Surrounded by an audience entirely on their feet and with tears in their eyes, Caitlyn Jenner took the stage at the ESPYs on Wednesday to accept the Arthur Ashe Award for Courage. In what was an eloquent and completely heartfelt speech, Jenner called on humanity to help continue making positive changes for the trans community.
"The last few months have been a whirlwind of so many different experiences and emotions, but to tell you the truth, it feels like every time I turn around in life I'm putting myself in these high-pressure situations," she said. At this point, she could have launched straight into her journey of transition, but instead opted for a little lightheartedness.
"OK, girls, I get it," she joked of picking out her elegant floor-length white gown. "It was exhausting, and next, the Fashion Police. Please be kind on me. I'm new at this."
After taking a moment to acknowledge the U.S. Women's Soccer Team, Jenner discussed the challenge of dealing with her transition in private, but quickly turned the spotlight from herself to young trans people in the world. "They're learning that they're different," she said. "They're getting bullied, they're getting beaten up, they're getting murdered and they're committing suicide.
"If there's one thing I do know about my life, it is the power of the spotlight," she said. "Sometimes it gets overwhelming, but with action comes responsibility." Jenner shared that she fully plans to do everything she can moving forward to help "reshape the landscape of how trans issues are viewed" and how trans people are treated.
"Learn as much as you can about another person to understand them better," Jenner said, calling on the audience - and the athletes who have a platform to speak - to help inspire change in the world. "We have come a long way, but we have a lot of work to do."

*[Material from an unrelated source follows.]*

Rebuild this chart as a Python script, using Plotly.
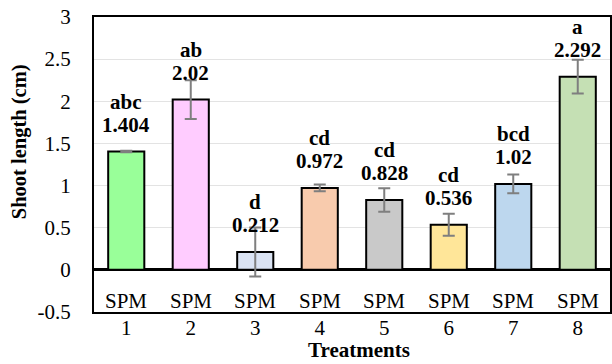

Jenner finally teared up when it came to thanking her family, who were all sitting together in the audience, including her 10 children, mother and sister. Jenner had previously made it known that the fear that the truth would harm her family kept her from taking any action earlier in life. "I never wanted to hurt anyone else," she said. "I always wanted my children to be proud of their dad...you guys have given so much back to me, you've given me so much support. I'm so grateful to have all of you in my life."
Although Jenner acknowledged that having the word "courage" associated with her was an honor in itself, another word rang true with her, "...and that is 'fortunate.'" Jenner called attention to the supportive family and friends, with a special note for Diane Sawyer, the first journalist Jenner publicly discussed the transition with earlier this year.
The touching moment also came with a message to people who would rather be negative about Jenner's story and the trans community. "If you want to call me names, make jokes, question my intentions, go ahead. I can take it," she confidently told the audience. But young people dealing with transitioning, and coming to terms with who they are, "they shouldn't have to take it," she added to yet another round of applause.
"It's not just about one person - it's about thousands of people. It's not just about me," she reiterated, "it's about all of us. Accepting one another. We're all different. That's not a bad thing. That's a good thing. And while it may not be easy to get past the things you always don't understand, I want to prove that it is possible if we only do it together."